[begin Record list]
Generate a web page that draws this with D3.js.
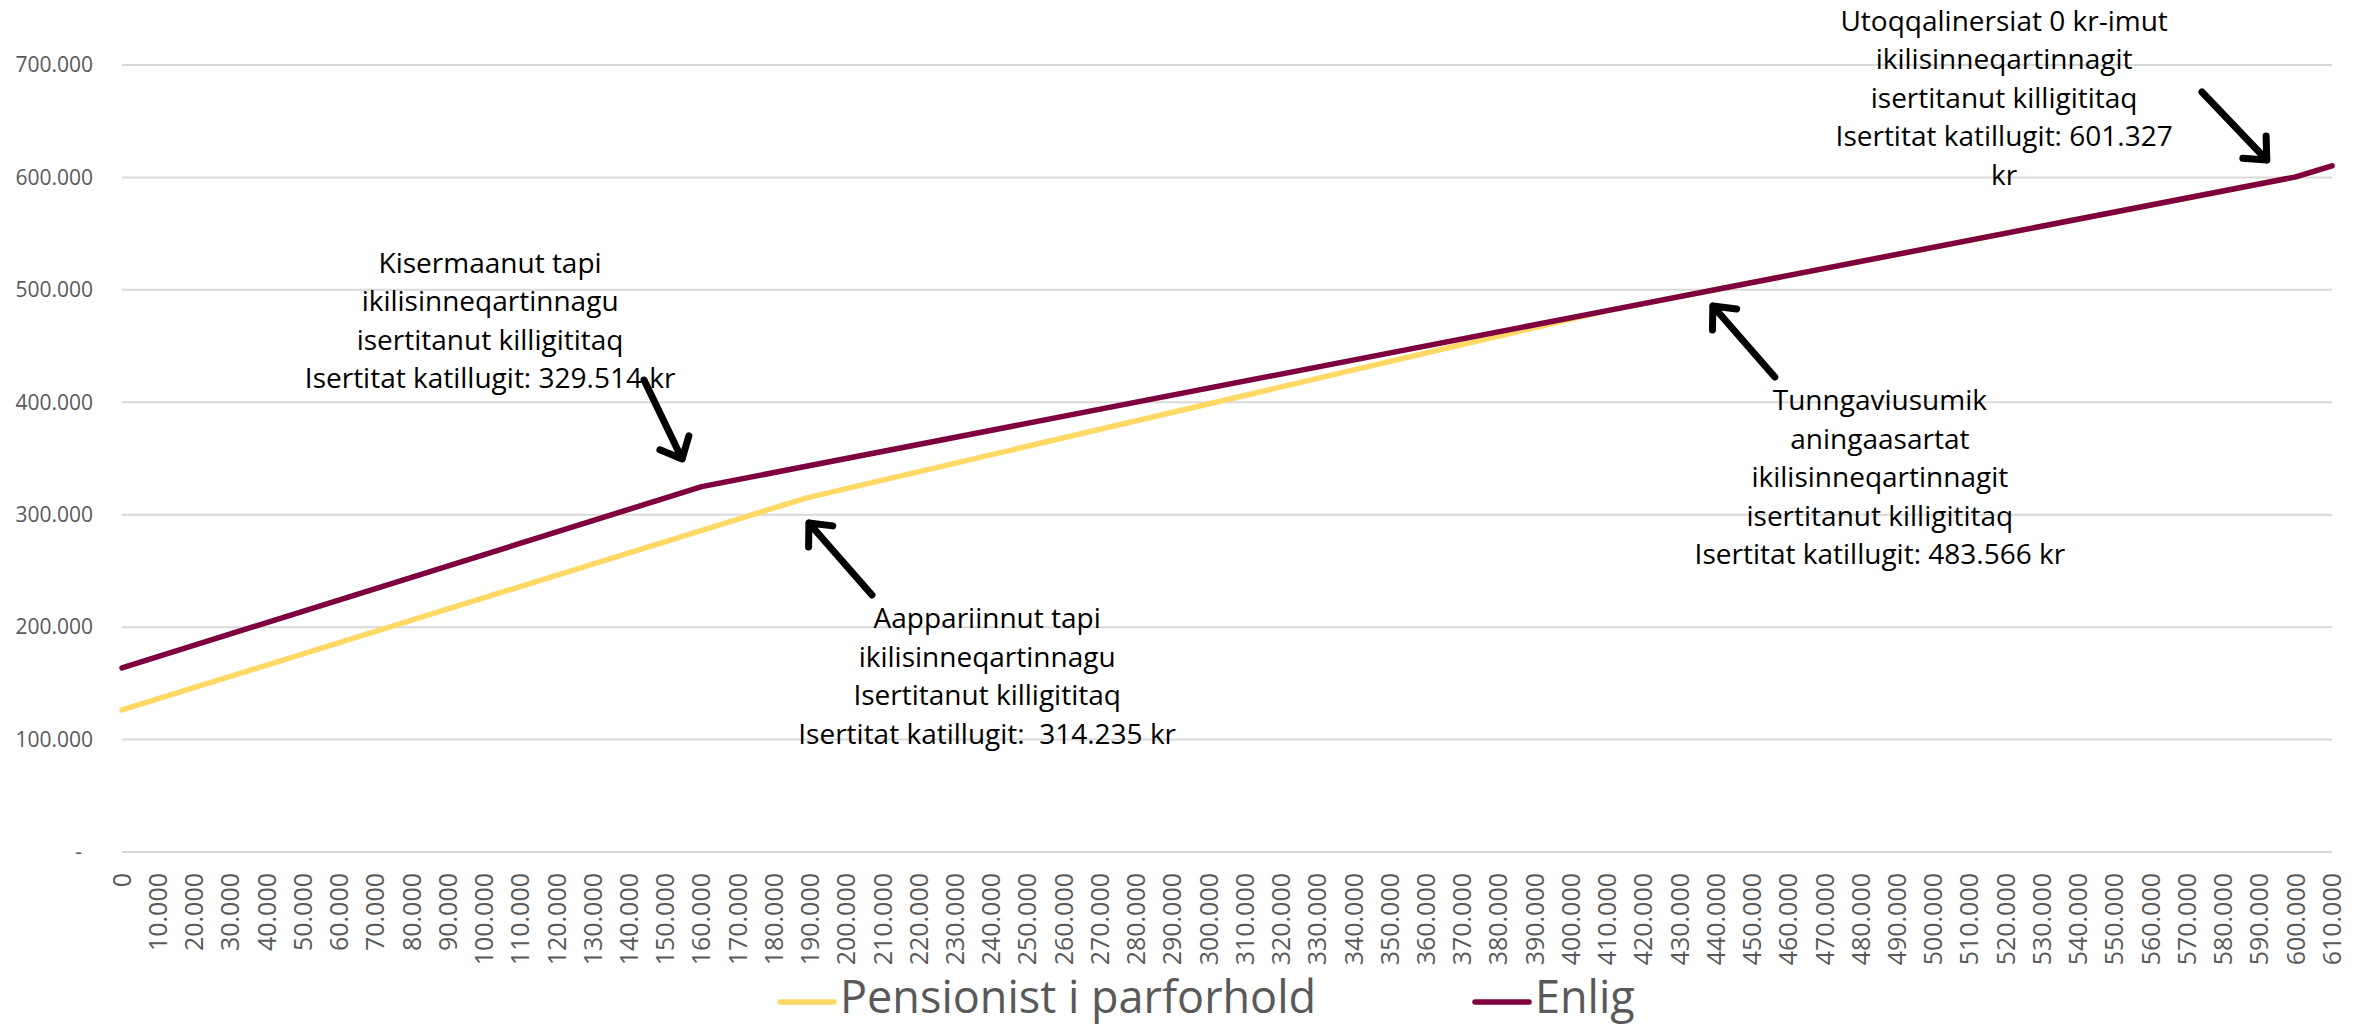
[end Record list]
[begin Record list]
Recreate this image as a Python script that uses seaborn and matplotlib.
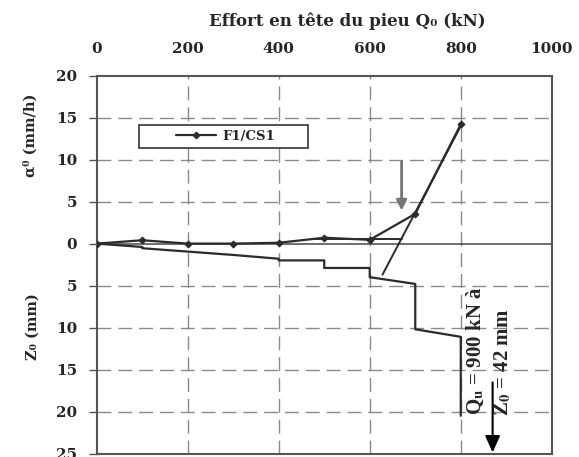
[end Record list]
[begin Record list]
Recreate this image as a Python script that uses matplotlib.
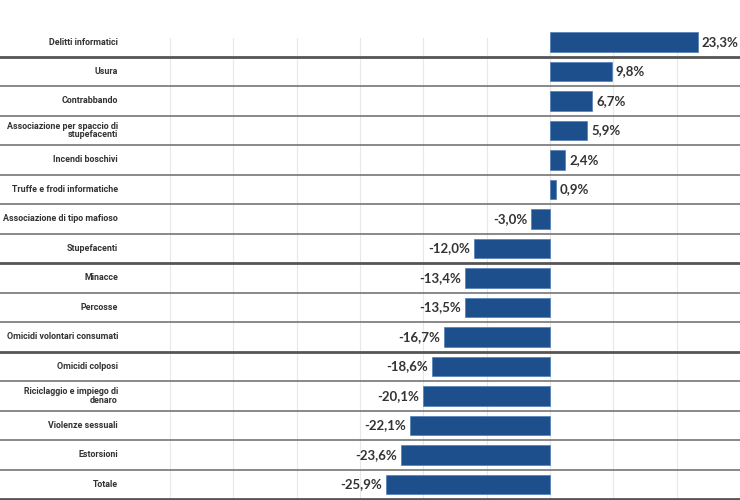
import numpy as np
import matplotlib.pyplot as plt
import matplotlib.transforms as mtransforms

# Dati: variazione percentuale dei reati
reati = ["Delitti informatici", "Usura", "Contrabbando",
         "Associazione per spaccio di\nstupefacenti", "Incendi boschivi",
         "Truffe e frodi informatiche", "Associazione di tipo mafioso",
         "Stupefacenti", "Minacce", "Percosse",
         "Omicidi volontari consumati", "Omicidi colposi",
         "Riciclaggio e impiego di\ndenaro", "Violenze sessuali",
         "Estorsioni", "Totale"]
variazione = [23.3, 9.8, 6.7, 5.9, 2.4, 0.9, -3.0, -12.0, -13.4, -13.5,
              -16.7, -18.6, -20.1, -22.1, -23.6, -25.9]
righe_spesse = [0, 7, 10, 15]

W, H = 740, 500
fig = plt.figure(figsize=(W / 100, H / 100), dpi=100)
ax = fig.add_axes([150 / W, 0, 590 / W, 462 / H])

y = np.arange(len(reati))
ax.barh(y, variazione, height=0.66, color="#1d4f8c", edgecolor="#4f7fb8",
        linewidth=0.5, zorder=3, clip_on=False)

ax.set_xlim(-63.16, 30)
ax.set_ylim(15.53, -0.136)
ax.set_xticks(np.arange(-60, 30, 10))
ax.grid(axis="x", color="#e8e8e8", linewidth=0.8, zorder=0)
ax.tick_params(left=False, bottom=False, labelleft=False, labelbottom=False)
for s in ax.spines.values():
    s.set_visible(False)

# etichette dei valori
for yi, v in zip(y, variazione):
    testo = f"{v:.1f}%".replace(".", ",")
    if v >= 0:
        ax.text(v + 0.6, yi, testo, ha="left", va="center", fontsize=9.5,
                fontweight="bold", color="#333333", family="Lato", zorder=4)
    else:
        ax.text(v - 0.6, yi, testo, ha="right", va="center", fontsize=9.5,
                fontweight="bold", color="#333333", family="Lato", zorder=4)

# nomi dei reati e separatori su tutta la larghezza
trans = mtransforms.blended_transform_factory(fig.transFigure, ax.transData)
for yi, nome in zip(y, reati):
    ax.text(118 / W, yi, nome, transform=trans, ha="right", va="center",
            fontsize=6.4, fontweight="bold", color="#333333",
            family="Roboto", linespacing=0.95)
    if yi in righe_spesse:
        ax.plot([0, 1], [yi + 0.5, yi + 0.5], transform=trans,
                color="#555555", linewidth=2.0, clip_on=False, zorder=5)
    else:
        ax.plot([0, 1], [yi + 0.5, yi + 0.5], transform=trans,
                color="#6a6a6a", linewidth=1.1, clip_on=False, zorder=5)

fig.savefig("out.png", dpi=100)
[end Record list]
Goal: Copy nothing but the lines above that run from the one with "Recreate this image as a Python script that uses matplotlib." to the one with "import matplotlib.transforms as mtransforms", ends included; pictures stay out.

The response:
Recreate this image as a Python script that uses matplotlib.
import numpy as np
import matplotlib.pyplot as plt
import matplotlib.transforms as mtransforms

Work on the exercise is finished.